The representative said that his government considered suspending funds to WHO research if “activities related to drugs failed to reinforce proven drug control approaches.” In reply, the representative of the Director General defended the study claiming it was “an important and objective analyses done by the experts”, which “represented the views of the experts, and did not represent the stated policy position of the WHO, and WHO’s continuing policy, which was to uphold the scheduling under the convention.” It was not the intention to publish the study in its current form, the representative explained as it might lead to “misunderstanding.” The debate concluded with agreement on a peer review by “genuine experts.”

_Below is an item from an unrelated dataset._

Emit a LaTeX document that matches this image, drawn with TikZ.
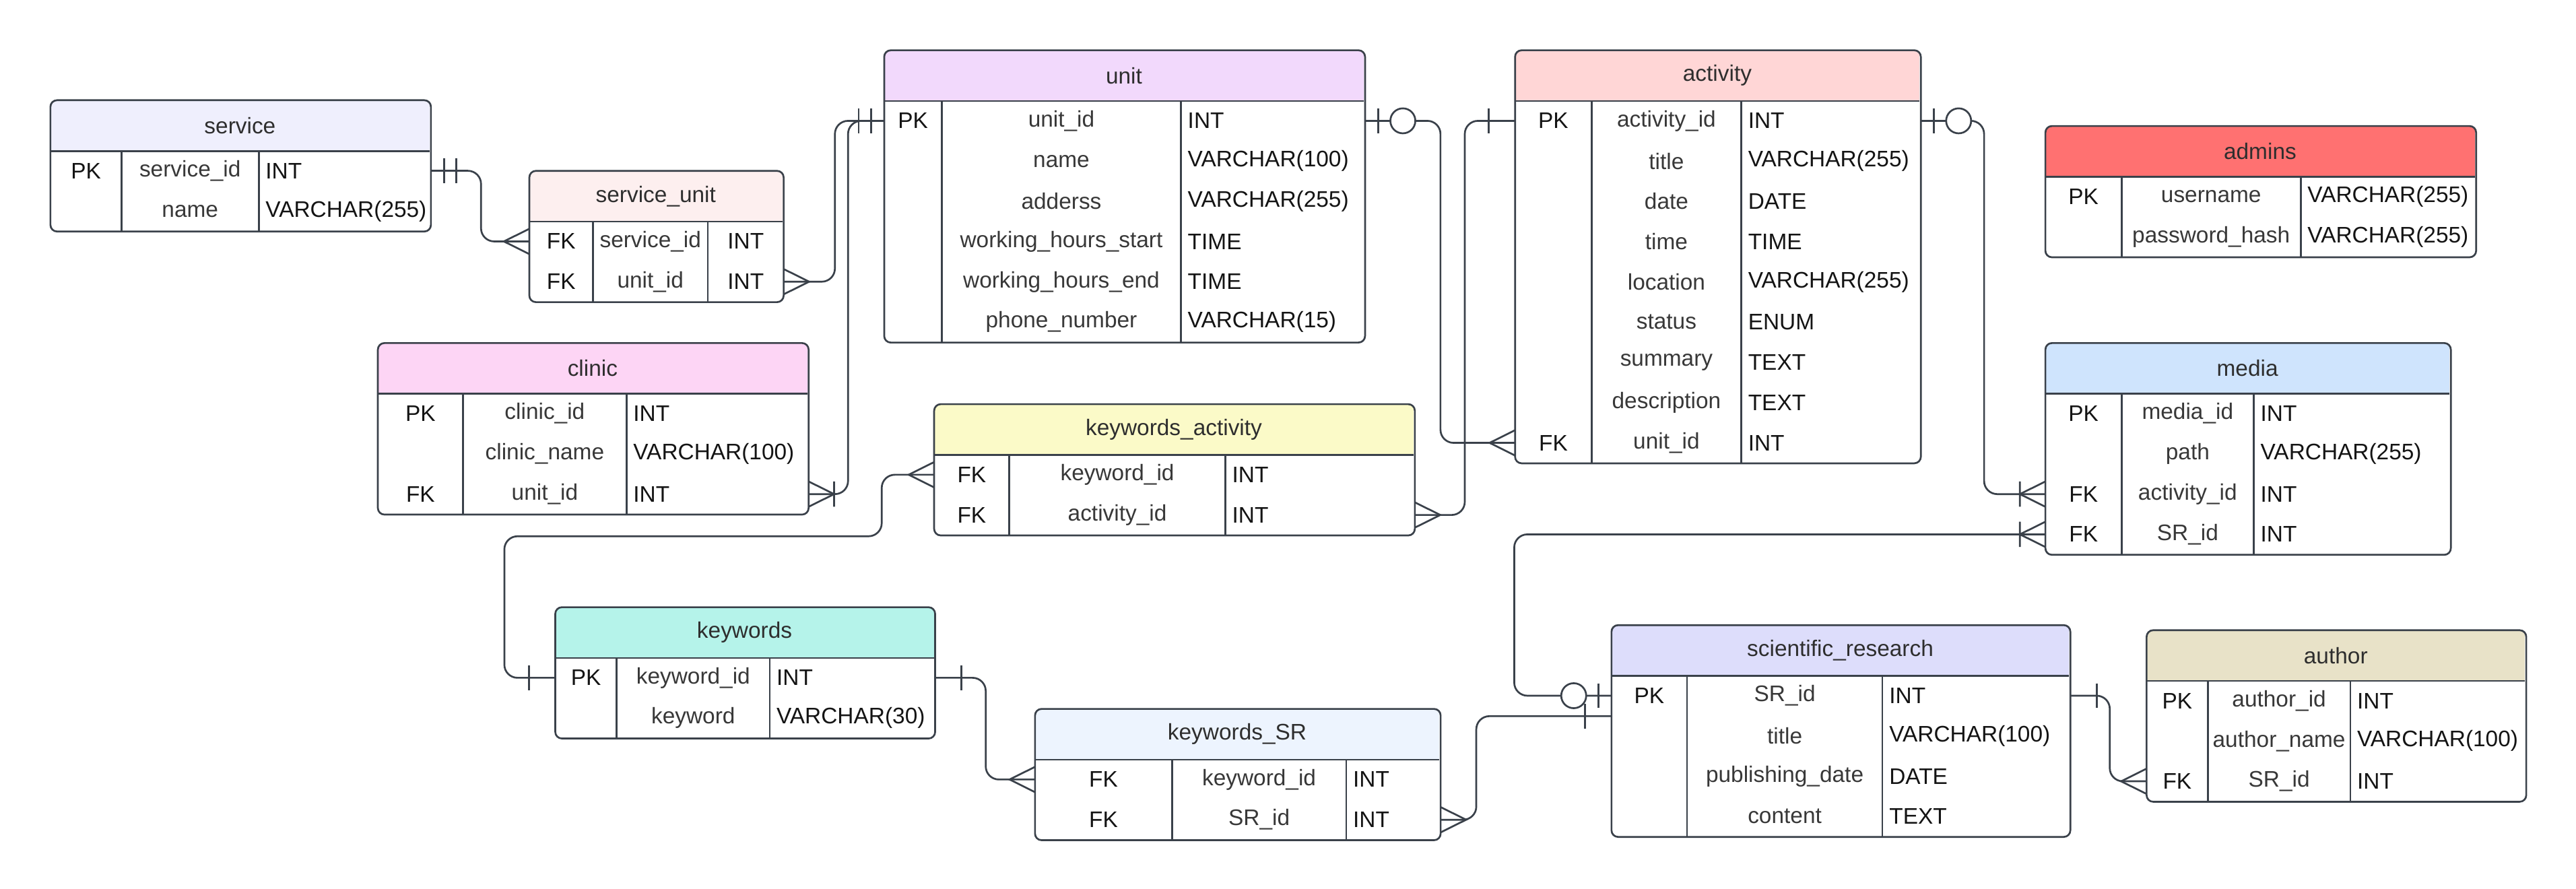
\documentclass[tikz,border=0pt]{standalone}
\usepackage{fontspec}
\setmainfont{Liberation Sans}
\usetikzlibrary{positioning,backgrounds}

\definecolor{linec}{HTML}{3A414A}
\definecolor{titlec}{HTML}{2E2E2E}
\definecolor{keyc}{HTML}{141414}
\definecolor{namec}{HTML}{383838}
\definecolor{servicec}{HTML}{EFEFFD}
\definecolor{serviceunitc}{HTML}{FDEFEF}
\definecolor{unitc}{HTML}{F2D9FC}
\definecolor{activityc}{HTML}{FFD6D6}
\definecolor{adminsc}{HTML}{FF7171}
\definecolor{mediac}{HTML}{CFE4FD}
\definecolor{clinicc}{HTML}{FDD5F5}
\definecolor{kwactivityc}{HTML}{FBFAC8}
\definecolor{keywordsc}{HTML}{B5F3EA}
\definecolor{kwsrc}{HTML}{EDF4FE}
\definecolor{researchc}{HTML}{DDDDFB}
\definecolor{authorc}{HTML}{E8E2C8}

\begin{document}
\begin{tikzpicture}[x=1pt,y=-1pt,
	font=\fontsize{13.7pt}{16pt}\selectfont,
	tableframe/.style={draw=linec,line width=1.1pt},
	conn/.style={draw=linec,line width=1.1pt,rounded corners=8pt},
	ermark/.style={draw=linec,line width=1.1pt},
	tablehead/.style={anchor=north west,inner sep=0pt,minimum height=30.5pt,text=titlec},
	keycell/.style={anchor=north west,inner sep=0pt,minimum height=24.5pt,text=keyc},
	namecell/.style={inner sep=0pt,minimum height=24.5pt,text=namec},
	typecell/.style={inner xsep=4pt,inner ysep=0pt,minimum height=24.5pt,align=left,text=keyc},
	many/.pic={\draw[ermark] (0,-7.7) -- (15.5,0) -- (0,7.7);},
	onemany/.pic={\draw[ermark] (0,-7.7) -- (15.5,0) -- (0,7.7) (15.5,-7.7) -- (15.5,7.7);},
	oneonly/.pic={\draw[ermark] (8,-7.5) -- (8,7.5) (15.5,-7.5) -- (15.5,7.5);},
	onebar/.pic={\draw[ermark] (16,-7.5) -- (16,7.5);},
	zeroone/.pic={\draw[ermark] (8,-7.5) -- (8,7.5); \draw[ermark,fill=white] (23,0) circle (7.6pt);}]
	\useasboundingbox (0,0) rectangle (1568,541.1);

	% service
	\node[tablehead,minimum width=230.4pt] (service) at (30.7,61) {service};
	\foreach \k/\n/\t [count=\i] in {PK/service\_id/INT,/name/VARCHAR(255)} {
		\node[keycell,minimum width=42.8pt] (service-k\i) at (30.7,{91.5+24.5*(\i-1)}) {\k};
		\node[namecell,minimum width=83.2pt,right=0pt of service-k\i] (service-n\i) {\n};
		\node[typecell,text width=96.4pt,right=0pt of service-n\i] (service-t\i) {\t};
	}
	% service_unit
	\node[tablehead,minimum width=153.6pt] (serviceunit) at (322.2,104) {service\_unit};
	\foreach \k/\n/\t [count=\i] in {FK/service\_id/INT,FK/unit\_id/INT} {
		\node[keycell,minimum width=38.4pt] (serviceunit-k\i) at (322.2,{134.5+24.5*(\i-1)}) {\k};
		\node[namecell,minimum width=69.4pt,right=0pt of serviceunit-k\i] (serviceunit-n\i) {\n};
		\node[typecell,align=center,text width=37.8pt,right=0pt of serviceunit-n\i] (serviceunit-t\i) {\t};
	}
	% unit
	\node[tablehead,minimum width=291.5pt] (unit) at (538.2,30.6) {unit};
	\foreach \k/\n/\t [count=\i] in {PK/unit\_id/INT,/name/VARCHAR(100),/adderss/VARCHAR(255),
		/working\_hours\_start/TIME,/working\_hours\_end/TIME,/phone\_number/VARCHAR(15)} {
		\node[keycell,minimum width=34.7pt] (unit-k\i) at (538.2,{61.1+24.5*(\i-1)}) {\k};
		\node[namecell,minimum width=145.1pt,right=0pt of unit-k\i] (unit-n\i) {\n};
		\node[typecell,text width=103.7pt,right=0pt of unit-n\i] (unit-t\i) {\t};
	}
	% activity
	\node[tablehead,minimum width=245.8pt] (activity) at (922.2,30.6) {activity};
	\foreach \k/\n/\t [count=\i] in {PK/activity\_id/INT,/title/VARCHAR(255),/date/DATE,/time/TIME,
		/location/VARCHAR(255),/status/ENUM,/summary/TEXT,/description/TEXT,FK/unit\_id/INT} {
		\node[keycell,minimum width=46.2pt] (activity-k\i) at (922.2,{61.1+24.5*(\i-1)}) {\k};
		\node[namecell,minimum width=90.7pt,right=0pt of activity-k\i] (activity-n\i) {\n};
		\node[typecell,text width=100.9pt,right=0pt of activity-n\i] (activity-t\i) {\t};
	}
	% admins
	\node[tablehead,minimum width=261pt] (admins) at (1245,76.7) {admins};
	\foreach \k/\n/\t [count=\i] in {PK/username/VARCHAR(255),/password\_hash/VARCHAR(255)} {
		\node[keycell,minimum width=46pt] (admins-k\i) at (1245,{107.2+24.5*(\i-1)}) {\k};
		\node[namecell,minimum width=108.6pt,right=0pt of admins-k\i] (admins-n\i) {\n};
		\node[typecell,text width=98.4pt,right=0pt of admins-n\i] (admins-t\i) {\t};
	}
	% media
	\node[tablehead,minimum width=245.6pt] (media) at (1245,208.8) {media};
	\foreach \k/\n/\t [count=\i] in {PK/media\_id/INT,/path/VARCHAR(255),FK/activity\_id/INT,FK/SR\_id/INT} {
		\node[keycell,minimum width=46pt] (media-k\i) at (1245,{239.3+24.5*(\i-1)}) {\k};
		\node[namecell,minimum width=80pt,right=0pt of media-k\i] (media-n\i) {\n};
		\node[typecell,text width=111.6pt,right=0pt of media-n\i] (media-t\i) {\t};
	}
	% clinic
	\node[tablehead,minimum width=261pt] (clinic) at (230,208.8) {clinic};
	\foreach \k/\n/\t [count=\i] in {PK/clinic\_id/INT,/clinic\_name/VARCHAR(100),FK/unit\_id/INT} {
		\node[keycell,minimum width=51.5pt] (clinic-k\i) at (230,{239.3+24.5*(\i-1)}) {\k};
		\node[namecell,minimum width=99pt,right=0pt of clinic-k\i] (clinic-n\i) {\n};
		\node[typecell,text width=102.5pt,right=0pt of clinic-n\i] (clinic-t\i) {\t};
	}
	% keywords_activity
	\node[tablehead,minimum width=291.4pt] (kwactivity) at (568.6,246) {keywords\_activity};
	\foreach \k/\n/\t [count=\i] in {FK/keyword\_id/INT,FK/activity\_id/INT} {
		\node[keycell,minimum width=45.4pt] (kwactivity-k\i) at (568.6,{276.5+24.5*(\i-1)}) {\k};
		\node[namecell,minimum width=131pt,right=0pt of kwactivity-k\i] (kwactivity-n\i) {\n};
		\node[typecell,text width=107pt,right=0pt of kwactivity-n\i] (kwactivity-t\i) {\t};
	}
	% keywords
	\node[tablehead,minimum width=230pt] (keywords) at (338,369.6) {keywords};
	\foreach \k/\n/\t [count=\i] in {PK/keyword\_id/INT,/keyword/VARCHAR(30)} {
		\node[keycell,minimum width=37pt] (keywords-k\i) at (338,{400.1+24.5*(\i-1)}) {\k};
		\node[namecell,minimum width=92.7pt,right=0pt of keywords-k\i] (keywords-n\i) {\n};
		\node[typecell,text width=92.3pt,right=0pt of keywords-n\i] (keywords-t\i) {\t};
	}
	% keywords_SR
	\node[tablehead,minimum width=245.7pt] (kwsr) at (630,431.5) {keywords\_SR};
	\foreach \k/\n/\t [count=\i] in {FK/keyword\_id/INT,FK/SR\_id/INT} {
		\node[keycell,minimum width=83pt] (kwsr-k\i) at (630,{462+24.5*(\i-1)}) {\k};
		\node[namecell,minimum width=105.6pt,right=0pt of kwsr-k\i] (kwsr-n\i) {\n};
		\node[typecell,text width=49.1pt,right=0pt of kwsr-n\i] (kwsr-t\i) {\t};
	}
	% scientific_research
	\node[tablehead,minimum width=278.1pt] (research) at (980.9,380.5) {scientific\_research};
	\foreach \k/\n/\t [count=\i] in {PK/SR\_id/INT,/title/VARCHAR(100),/publishing\_date/DATE,/content/TEXT} {
		\node[keycell,minimum width=45.6pt] (research-k\i) at (980.9,{411+24.5*(\i-1)}) {\k};
		\node[namecell,minimum width=118.5pt,right=0pt of research-k\i] (research-n\i) {\n};
		\node[typecell,text width=106pt,right=0pt of research-n\i] (research-t\i) {\t};
	}
	% author
	\node[tablehead,minimum width=229.9pt] (author) at (1306.6,383.6) {author};
	\foreach \k/\n/\t [count=\i] in {PK/author\_id/INT,/author\_name/VARCHAR(100),FK/SR\_id/INT} {
		\node[keycell,minimum width=36.9pt] (author-k\i) at (1306.6,{414.1+24.5*(\i-1)}) {\k};
		\node[namecell,minimum width=86.3pt,right=0pt of author-k\i] (author-n\i) {\n};
		\node[typecell,text width=98.7pt,right=0pt of author-n\i] (author-t\i) {\t};
	}

	% header colours, under the text
	\begin{scope}[on background layer]
	\fill[white] (0,0) rectangle (1568,541.1);
	\foreach \tb/\last/\c in {service/2/servicec,serviceunit/2/serviceunitc,unit/6/unitc,
		activity/9/activityc,admins/2/adminsc,media/4/mediac,clinic/3/clinicc,
		kwactivity/2/kwactivityc,keywords/2/keywordsc,kwsr/2/kwsrc,research/4/researchc,author/3/authorc} {
		\begin{scope}
		\clip[rounded corners=4pt] (\tb.north west) rectangle (\tb-t\last.south east);
		\fill[fill=\c] (\tb.north west) rectangle (\tb.south east);
		\end{scope}
	}
	\end{scope}

	% frames
	\foreach \tb/\last in {service/2,serviceunit/2,unit/6,activity/9,admins/2,media/4,
		clinic/3,kwactivity/2,keywords/2,kwsr/2,research/4,author/3} {
		\draw[tableframe,rounded corners=4pt] (\tb.north west) rectangle (\tb-t\last.south east);
		\draw[tableframe] (\tb.south west) -- (\tb.south east)
		(\tb-k1.north east) -- (\tb-k\last.south east)
		(\tb-n1.north east) -- (\tb-n\last.south east);
	}

	% relations
	\coordinate (kwbend) at (536.7,326.4);
	\draw[conn] (service-t1.east) -- ++(30.5,0) |- (serviceunit-k1.west);
	\draw[conn] (serviceunit-t2.east) -- ++(31.2,0) |- (unit-k1.west);
	\draw[conn] (clinic-t3.east) -- ++(24,0) |- (unit-k1.west);
	\draw[conn] (unit-t1.east) -- ++(45.9,0) |- (activity-k9.west);
	\draw[conn] (activity-k1.west) -- ++(-30.6,0) |- (kwactivity-t2.east);
	\draw[conn] (activity-t1.east) -- ++(38.5,0) |- (media-k3.west);
	\draw[conn] (research-k1.west) -- ++(-59.2,0) |- (media-k4.west);
	\draw[conn] (research-k1.south west) -- ++(-82.3,0) |- (kwsr-t2.east);
	\draw[conn] (keywords-t1.east) -- ++(30.8,0) |- (kwsr-k1.west);
	\draw[conn] (keywords-k1.west) -- ++(-31,0) |- (kwbend) |- (kwactivity-k1.west);
	\draw[conn] (research-t1.east) -- ++(24,0) |- (author-k3.west);

	\path (service-t1.east) pic {oneonly};
	\path (serviceunit-k1.west) pic[xscale=-1] {many};
	\path (serviceunit-t2.east) pic {many};
	\path (unit-k1.west) pic[xscale=-1] {oneonly};
	\path (clinic-t3.east) pic {onemany};
	\path (unit-t1.east) pic {zeroone};
	\path (activity-k9.west) pic[xscale=-1] {many};
	\path (activity-k1.west) pic[xscale=-1] {onebar};
	\path (kwactivity-t2.east) pic {many};
	\path (activity-t1.east) pic {zeroone};
	\path (media-k3.west) pic[xscale=-1] {onemany};
	\path (research-k1.west) pic[xscale=-1] {zeroone};
	\path (media-k4.west) pic[xscale=-1] {onemany};
	\path (research-k1.south west) pic[xscale=-1] {onebar};
	\path (kwsr-t2.east) pic {many};
	\path (keywords-t1.east) pic {onebar};
	\path (kwsr-k1.west) pic[xscale=-1] {many};
	\path (keywords-k1.west) pic[xscale=-1] {onebar};
	\path (kwactivity-k1.west) pic[xscale=-1] {many};
	\path (research-t1.east) pic {onebar};
	\path (author-k3.west) pic[xscale=-1] {many};
\end{tikzpicture}
\end{document}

“The United States Government considered that, if WHO activities relating to drugs failed to reinforce proven drug control approaches, funds for the relevant programmes should be curtailed. In view of the gravity of the matter, he asked the Director-General for an assurance that WHO would dissociate itself from the conclusions of the study and that, in substance abuse activities, an approach would not be adopted that could be used to justify the continued production of coca.”

Peer review is a fundamental part of every scientific study, including those of the WHO. The timeline set for the peer review procedure was programmed in the terms of reference as to be concluded by 30 September 1997. In fact, from March 1995, names of potential researchers were listed and, in accordance with procedure, sent to the US National Institute of Drug Abuse (NIDA) in charge of selecting the candidates. Over the course of almost two years, an intensive fax exchange took place whereby the PSA proposed names and NIDA answered by refusing each and every one of them.

There has been no formal end to this ‘Cocaine Initiative’. The majority of the participating scientists never heard what was done with their work.[2]

The document was obtained by the unaligned think tank, the Transnational Institute.